Report every line below that holds the word "this".
** START DATASET **
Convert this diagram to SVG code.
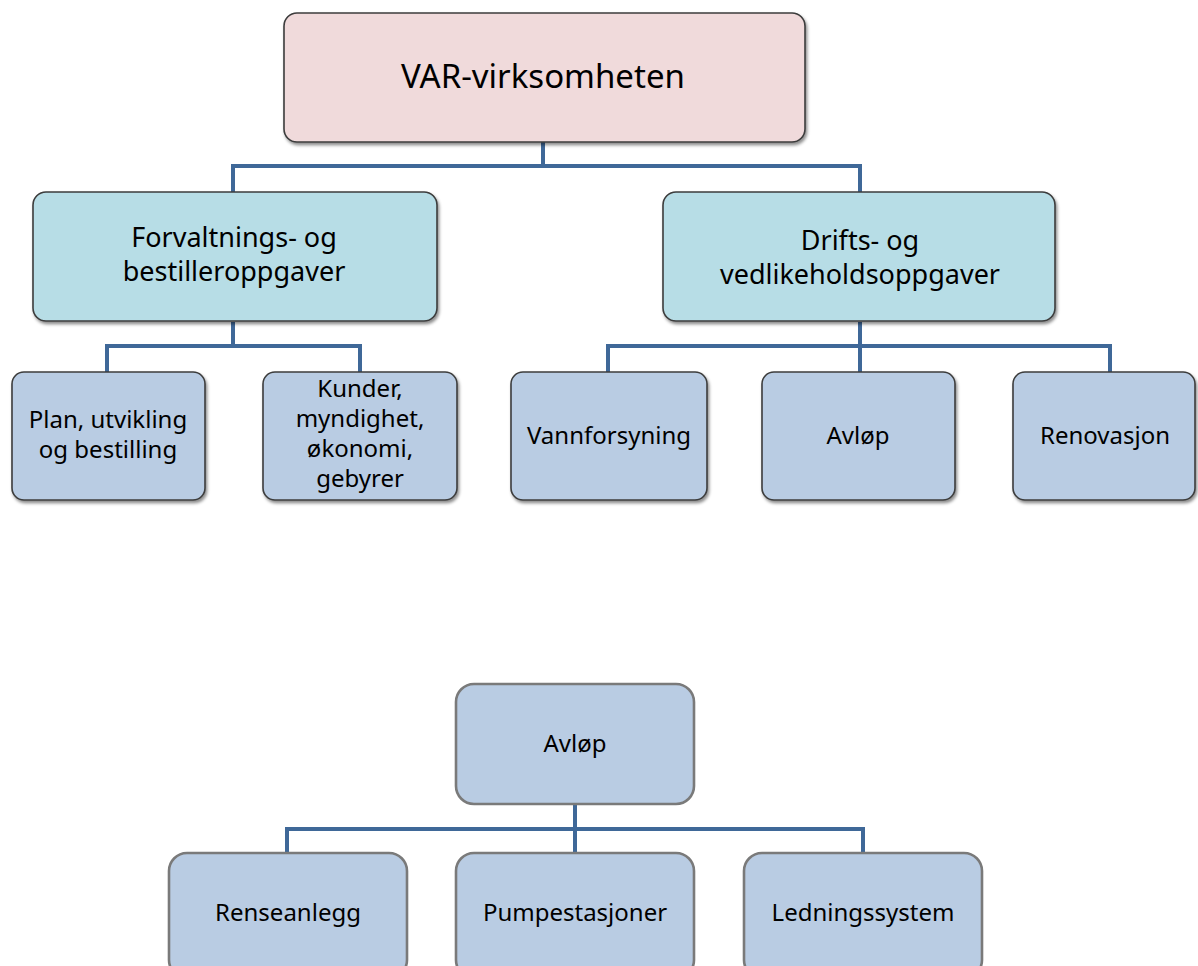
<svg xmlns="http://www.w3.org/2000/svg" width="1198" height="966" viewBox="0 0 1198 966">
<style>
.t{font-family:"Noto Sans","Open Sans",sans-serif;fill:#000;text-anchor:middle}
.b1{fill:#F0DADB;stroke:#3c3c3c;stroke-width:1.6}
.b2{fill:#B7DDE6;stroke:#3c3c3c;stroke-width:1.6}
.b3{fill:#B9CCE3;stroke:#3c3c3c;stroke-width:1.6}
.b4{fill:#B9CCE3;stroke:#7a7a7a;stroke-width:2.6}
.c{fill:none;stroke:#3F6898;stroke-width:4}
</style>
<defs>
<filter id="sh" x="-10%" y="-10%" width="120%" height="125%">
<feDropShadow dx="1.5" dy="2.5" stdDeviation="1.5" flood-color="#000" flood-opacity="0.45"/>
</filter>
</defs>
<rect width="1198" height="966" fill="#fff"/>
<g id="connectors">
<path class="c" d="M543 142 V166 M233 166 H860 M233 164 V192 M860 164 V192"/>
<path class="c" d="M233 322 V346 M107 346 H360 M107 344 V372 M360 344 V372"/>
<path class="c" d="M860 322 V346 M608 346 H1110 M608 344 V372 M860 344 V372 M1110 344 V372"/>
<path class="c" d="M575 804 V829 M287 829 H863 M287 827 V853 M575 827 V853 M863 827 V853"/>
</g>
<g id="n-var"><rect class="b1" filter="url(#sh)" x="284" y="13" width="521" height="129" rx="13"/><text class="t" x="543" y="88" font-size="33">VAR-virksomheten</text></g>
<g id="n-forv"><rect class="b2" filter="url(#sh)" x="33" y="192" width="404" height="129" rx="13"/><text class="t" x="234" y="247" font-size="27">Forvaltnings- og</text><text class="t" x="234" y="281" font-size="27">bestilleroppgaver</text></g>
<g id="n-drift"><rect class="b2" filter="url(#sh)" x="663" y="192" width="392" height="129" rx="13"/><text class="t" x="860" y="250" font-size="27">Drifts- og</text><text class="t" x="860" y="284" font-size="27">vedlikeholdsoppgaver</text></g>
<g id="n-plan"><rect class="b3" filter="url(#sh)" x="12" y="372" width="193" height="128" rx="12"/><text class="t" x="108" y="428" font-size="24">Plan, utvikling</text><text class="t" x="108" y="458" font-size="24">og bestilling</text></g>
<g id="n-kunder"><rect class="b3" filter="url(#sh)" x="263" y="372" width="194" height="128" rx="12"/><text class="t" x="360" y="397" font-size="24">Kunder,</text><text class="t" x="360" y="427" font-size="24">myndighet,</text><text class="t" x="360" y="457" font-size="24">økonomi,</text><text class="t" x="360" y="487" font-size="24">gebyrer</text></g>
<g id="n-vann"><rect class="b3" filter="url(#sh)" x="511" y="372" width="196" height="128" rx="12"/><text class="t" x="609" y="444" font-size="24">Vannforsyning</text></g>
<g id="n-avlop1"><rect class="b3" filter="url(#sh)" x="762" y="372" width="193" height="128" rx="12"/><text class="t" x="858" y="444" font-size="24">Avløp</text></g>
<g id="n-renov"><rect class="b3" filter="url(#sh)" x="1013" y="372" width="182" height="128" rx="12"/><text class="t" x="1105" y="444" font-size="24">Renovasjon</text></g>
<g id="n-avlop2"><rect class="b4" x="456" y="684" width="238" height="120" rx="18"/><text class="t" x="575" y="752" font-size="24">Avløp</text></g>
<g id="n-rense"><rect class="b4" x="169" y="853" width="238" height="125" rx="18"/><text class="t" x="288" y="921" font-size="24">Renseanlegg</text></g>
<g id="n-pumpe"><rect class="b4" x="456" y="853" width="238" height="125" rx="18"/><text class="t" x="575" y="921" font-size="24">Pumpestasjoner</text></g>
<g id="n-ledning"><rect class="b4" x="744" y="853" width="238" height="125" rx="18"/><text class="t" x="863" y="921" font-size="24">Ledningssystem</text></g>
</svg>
** END DATASET **
** START DATASET **
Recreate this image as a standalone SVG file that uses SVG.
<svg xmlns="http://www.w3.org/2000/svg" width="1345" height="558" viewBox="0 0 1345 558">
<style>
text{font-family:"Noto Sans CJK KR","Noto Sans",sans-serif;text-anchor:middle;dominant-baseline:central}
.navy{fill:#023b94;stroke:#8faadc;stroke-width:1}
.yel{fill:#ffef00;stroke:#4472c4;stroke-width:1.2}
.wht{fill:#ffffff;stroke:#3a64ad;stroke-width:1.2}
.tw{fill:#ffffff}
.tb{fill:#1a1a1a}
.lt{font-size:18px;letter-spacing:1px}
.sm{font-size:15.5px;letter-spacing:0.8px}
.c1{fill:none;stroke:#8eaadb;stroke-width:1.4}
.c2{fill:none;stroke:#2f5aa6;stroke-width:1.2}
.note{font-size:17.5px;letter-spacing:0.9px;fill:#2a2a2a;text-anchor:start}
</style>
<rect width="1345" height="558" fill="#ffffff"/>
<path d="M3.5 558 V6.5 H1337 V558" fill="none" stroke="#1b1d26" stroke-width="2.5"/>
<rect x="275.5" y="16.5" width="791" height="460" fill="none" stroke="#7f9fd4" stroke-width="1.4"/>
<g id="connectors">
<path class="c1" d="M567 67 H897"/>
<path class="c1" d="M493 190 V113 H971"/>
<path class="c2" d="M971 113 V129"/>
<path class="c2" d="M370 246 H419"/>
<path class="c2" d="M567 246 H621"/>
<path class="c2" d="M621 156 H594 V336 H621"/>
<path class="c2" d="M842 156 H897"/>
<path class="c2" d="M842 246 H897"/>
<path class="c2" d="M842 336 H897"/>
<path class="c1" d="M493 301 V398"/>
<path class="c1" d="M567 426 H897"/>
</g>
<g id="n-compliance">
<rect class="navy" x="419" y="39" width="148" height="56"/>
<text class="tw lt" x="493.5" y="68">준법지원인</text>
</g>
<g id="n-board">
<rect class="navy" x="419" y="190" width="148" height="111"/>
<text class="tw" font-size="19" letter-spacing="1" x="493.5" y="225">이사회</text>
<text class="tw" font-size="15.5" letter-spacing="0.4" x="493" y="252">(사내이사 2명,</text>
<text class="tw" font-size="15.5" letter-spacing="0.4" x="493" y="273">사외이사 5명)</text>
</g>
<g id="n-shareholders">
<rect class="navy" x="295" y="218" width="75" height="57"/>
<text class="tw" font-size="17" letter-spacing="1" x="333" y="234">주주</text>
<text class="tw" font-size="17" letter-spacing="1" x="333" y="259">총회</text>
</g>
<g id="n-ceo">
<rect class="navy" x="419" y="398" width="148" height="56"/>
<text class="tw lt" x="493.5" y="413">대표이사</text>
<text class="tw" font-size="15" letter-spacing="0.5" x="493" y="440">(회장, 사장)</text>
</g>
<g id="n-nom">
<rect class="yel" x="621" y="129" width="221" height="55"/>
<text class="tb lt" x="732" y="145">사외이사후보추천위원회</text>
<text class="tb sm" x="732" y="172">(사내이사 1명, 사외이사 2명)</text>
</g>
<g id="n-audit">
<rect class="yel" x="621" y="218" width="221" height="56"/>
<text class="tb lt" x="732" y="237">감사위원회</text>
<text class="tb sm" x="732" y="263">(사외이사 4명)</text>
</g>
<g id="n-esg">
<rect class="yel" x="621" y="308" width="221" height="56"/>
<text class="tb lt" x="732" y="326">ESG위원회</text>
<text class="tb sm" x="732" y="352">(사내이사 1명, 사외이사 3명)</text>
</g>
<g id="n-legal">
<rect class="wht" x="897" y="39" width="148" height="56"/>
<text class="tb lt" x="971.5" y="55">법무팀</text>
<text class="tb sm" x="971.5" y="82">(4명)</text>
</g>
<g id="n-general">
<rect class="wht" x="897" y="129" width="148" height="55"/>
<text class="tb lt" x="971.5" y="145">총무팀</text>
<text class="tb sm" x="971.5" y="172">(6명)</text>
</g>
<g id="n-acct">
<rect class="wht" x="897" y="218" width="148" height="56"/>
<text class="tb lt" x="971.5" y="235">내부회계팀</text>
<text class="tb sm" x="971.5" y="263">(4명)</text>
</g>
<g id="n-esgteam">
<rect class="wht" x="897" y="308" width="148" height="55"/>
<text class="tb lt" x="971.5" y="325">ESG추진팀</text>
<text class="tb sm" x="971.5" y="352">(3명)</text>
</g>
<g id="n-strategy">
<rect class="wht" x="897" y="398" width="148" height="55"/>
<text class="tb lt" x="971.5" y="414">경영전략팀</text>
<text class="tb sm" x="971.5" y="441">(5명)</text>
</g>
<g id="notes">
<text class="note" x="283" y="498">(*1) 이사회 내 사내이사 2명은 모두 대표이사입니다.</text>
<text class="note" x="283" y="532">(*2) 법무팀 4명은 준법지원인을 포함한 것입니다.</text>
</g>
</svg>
** END DATASET **
WRITTEN RESPONSE —
Convert this diagram to SVG code.
Recreate this image as a standalone SVG file that uses SVG.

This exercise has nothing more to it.